══ Provided material ══

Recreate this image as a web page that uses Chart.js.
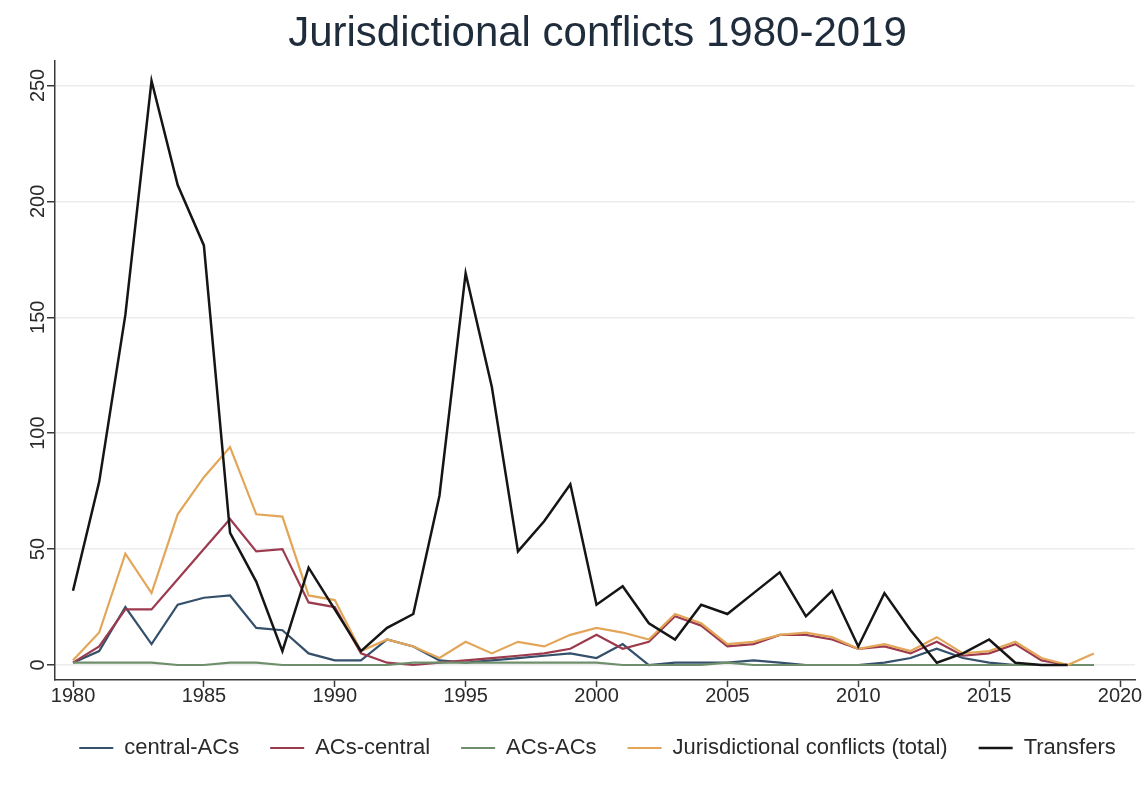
<!DOCTYPE html>
<html>
<head>
<meta charset="utf-8">
<script src="https://cdn.jsdelivr.net/npm/chart.js@4"></script>
<style>
  html, body { margin: 0; padding: 0; background: #ffffff; }
  #wrap { width: 1148px; height: 785px; position: relative; }
</style>
</head>
<body>
<div id="wrap"><canvas id="c"></canvas></div>
<script>
// ---- data ----
const years = [1980,1981,1982,1983,1984,1985,1986,1987,1988,1989,
               1990,1991,1992,1993,1994,1995,1996,1997,1998,1999,
               2000,2001,2002,2003,2004,2005,2006,2007,2008,2009,
               2010,2011,2012,2013,2014,2015,2016,2017,2018,2019];

const centralACs = [1,6,25,9,26,29,30,16,15,5,
                    2,2,11,8,2,1,2,3,4,5,
                    3,9,0,1,1,1,2,1,0,0,
                    0,1,3,7,3,1,0,0,0,0];

const acsCentral = [1,8,24,24,37,50,63,49,50,27,
                    25,5,1,0,1,2,3,4,5,7,
                    13,7,10,21,17,8,9,13,13,11,
                    7,8,5,10,4,5,9,2,0,0];

const acsACs = [1,1,1,1,0,0,1,1,0,0,
                0,0,0,1,1,1,1,1,1,1,
                1,0,0,0,0,1,0,0,0,0,
                0,0,0,0,0,0,0,0,0,0];

const totalConflicts = [2,14,48,31,65,81,94,65,64,30,
                        28,6,11,8,3,10,5,10,8,13,
                        16,14,11,22,18,9,10,13,14,12,
                        7,9,6,12,5,6,10,3,0,5];

const transfers = [32,79,151,252,207,181,57,36,6,42,
                   24,6,16,22,73,169,120,49,62,78,
                   26,34,18,11,26,22,31,40,21,32,
                   8,31,15,1,5,11,1,0,0,null];

const xTicks = [1980,1985,1990,1995,2000,2005,2010,2015,2020];
const yTicks = [0,50,100,150,200,250];

const seriesNames = ['central-ACs','ACs-central','ACs-ACs','Jurisdictional conflicts (total)','Transfers'];
const seriesColors = ['#34506a','#9c3a4e','#6f8f6c','#e3a659','#151515'];
const titleText = 'Jurisdictional conflicts 1980-2019';

// ---- build ----
function pts(arr) { return years.map((y, i) => ({x: y, y: arr[i]})); }
const allSeries = [centralACs, acsCentral, acsACs, totalConflicts, transfers];
const order = [4, 3, 2, 1, 0]; // draw order (lower = on top)
const datasets = allSeries.map((arr, i) => ({
  label: seriesNames[i],
  data: pts(arr),
  borderColor: seriesColors[i],
  backgroundColor: seriesColors[i],
  borderWidth: i === 4 ? 2.5 : 2.2,
  pointRadius: 0,
  pointHoverRadius: 0,
  tension: 0,
  spanGaps: false,
  order: order[i]
}));

const shiftPlugin = {
  id: 'shiftBoxes',
  afterLayout(chart) {
    const dx = 30;
    const t = chart.titleBlock;
    if (t) { t.left += dx; t.right += dx; }
    const lg = chart.legend;
    if (lg) {
      const pad = lg.options.labels.padding;
      const fs = lg.options.labels.font.size;
      const newTop = 748 - pad - fs / 2;
      const h = lg.bottom - lg.top;
      lg.top = newTop; lg.bottom = newTop + h;
      lg.left += dx; lg.right += dx;
    }
  }
};

const font = 'Liberation Sans, Arial, Helvetica, sans-serif';

new Chart(document.getElementById('c'), {
  type: 'line',
  data: { datasets },
  plugins: [shiftPlugin],
  options: {
    responsive: true,
    maintainAspectRatio: false,
    animation: false,
    events: [],
    layout: { padding: { left: 0, right: 13, top: 0, bottom: 0 } },
    plugins: {
      title: {
        display: true,
        text: titleText,
        color: '#1f2c3c',
        font: { family: font, size: 42, weight: 'normal', lineHeight: 1.2 },
        padding: { top: 9, bottom: 1 }
      },
      legend: {
        display: true,
        position: 'bottom',
        labels: {
          usePointStyle: true,
          pointStyle: 'line',
          pointStyleWidth: 34,
          padding: 31,
          color: '#2a2a2a',
          font: { family: font, size: 22 },
          sort: (a, b) => a.datasetIndex - b.datasetIndex
        }
      },
      tooltip: { enabled: false }
    },
    scales: {
      x: {
        type: 'linear',
        min: 1979.312,
        max: 2020.573,
        afterBuildTicks: (s) => { s.ticks = xTicks.map(v => ({value: v})); },
        afterFit: (s) => { s.height = 42; s.paddingLeft = 0; s.paddingRight = 0; },
        grid: {
          drawOnChartArea: false,
          drawTicks: true,
          tickLength: 7,
          tickColor: '#3a3a3a',
          tickWidth: 1.5
        },
        border: { display: true, color: '#3a3a3a', width: 1.5 },
        ticks: {
          autoSkip: false,
          maxRotation: 0,
          minRotation: 0,
          padding: -3,
          color: '#2a2a2a',
          font: { family: font, size: 20 },
          callback: (v) => String(v)
        }
      },
      y: {
        type: 'linear',
        min: -6.47,
        max: 260.8,
        afterBuildTicks: (s) => { s.ticks = yTicks.map(v => ({value: v})); },
        afterFit: (s) => { s.width = 55; s.paddingTop = 0; s.paddingBottom = 0; },
        grid: {
          drawOnChartArea: true,
          color: '#ececec',
          lineWidth: 1.5,
          drawTicks: true,
          tickLength: 8,
          tickColor: '#3a3a3a',
          tickWidth: 1.5
        },
        border: { display: true, color: '#3a3a3a', width: 1.5 },
        ticks: {
          autoSkip: false,
          minRotation: 90,
          maxRotation: 90,
          crossAlign: 'center',
          padding: -8,
          color: '#2a2a2a',
          font: { family: font, size: 20 },
          callback: (v) => String(v)
        }
      }
    }
  }
});
</script>
</body>
</html>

═══

What is expected:
Only the lines from the top of the data through the line with "0,1,3,7,3,1,0,0,0,0];" should be quoted, exactly and with both ends kept; skip the pictures.

Response below:
Recreate this image as a web page that uses Chart.js.
<!DOCTYPE html>
<html>
<head>
<meta charset="utf-8">
<script src="https://cdn.jsdelivr.net/npm/chart.js@4"></script>
<style>
  html, body { margin: 0; padding: 0; background: #ffffff; }
  #wrap { width: 1148px; height: 785px; position: relative; }
</style>
</head>
<body>
<div id="wrap"><canvas id="c"></canvas></div>
<script>
// ---- data ----
const years = [1980,1981,1982,1983,1984,1985,1986,1987,1988,1989,
               1990,1991,1992,1993,1994,1995,1996,1997,1998,1999,
               2000,2001,2002,2003,2004,2005,2006,2007,2008,2009,
               2010,2011,2012,2013,2014,2015,2016,2017,2018,2019];

const centralACs = [1,6,25,9,26,29,30,16,15,5,
                    2,2,11,8,2,1,2,3,4,5,
                    3,9,0,1,1,1,2,1,0,0,
                    0,1,3,7,3,1,0,0,0,0];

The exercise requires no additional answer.